No hay nada tan español como creer que somos un desastre, esa baja autoestima que nos hace sentir ridículos, incapaces ante los retos, mediocres. Y no hay nada tan internacional como el prestigio de España en Europa y el mundo, la confianza en nuestra fortaleza para afrontar las dificultades y para crear progreso y prosperidad. Entre los países avanzados, somos un socio apreciado y fiable por mucho que la propaganda de populistas e independentistas viva de hacernos creer lo contrario y pretenda sumirnos en una tristeza y una desesperación que no existen para presentarse luego como los que vienen a salvarnos.

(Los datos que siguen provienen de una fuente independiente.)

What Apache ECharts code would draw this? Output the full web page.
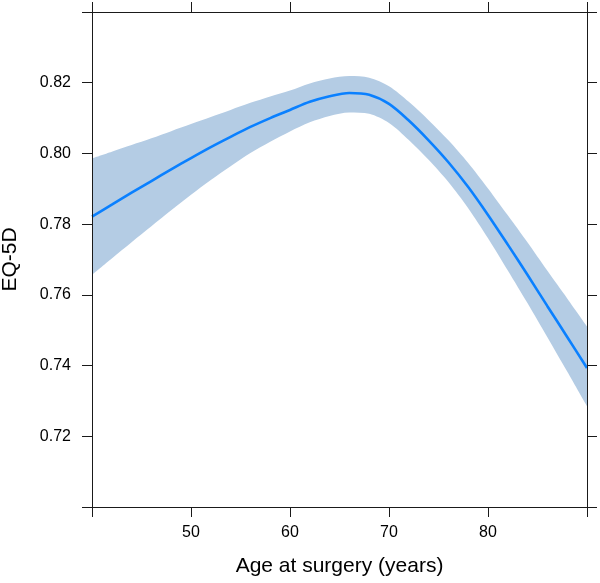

Entre los millones de turistas que cada año nos visitan y la brillante agenda internacional del Gobierno tal vez mereceríamos vivir algo más seguros de nosotros mismos, más pendientes de nuestra fértil realidad que del falso tremendismo de demagogos e inadaptados que buscan hacer su negocio a costa de nuestro desánimo. Nada hay tan español, tampoco, como lo agorero, lo supersticioso, la leyenda negra mientras fuera brilla el sol.
El futuro es también una cuestión de actitud y no basta con las acertadas políticas de un gobierno para que un país se instale en la senda del éxito y pueda aprovechar todas sus potencialidades. Tenemos que propiciar la esperanza, el estado de ánimo que da el empuje definitivo cuando seguir cansa y entonces eres dueño en lo que vales. Si por el contrario insistimos en creer que somos un desastre y en que nada de lo que hacemos merece la pena, al final acabará siendo cierto: y sería una lástima, teniendo un país tan extraordinario y un tan considerable talento para encajar en su tiempo.
Desconfía siempre del pesimismo, de la tristeza y del fin del mundo exactamente lo mismo que desconfías -y huyes- de la falta de higiene.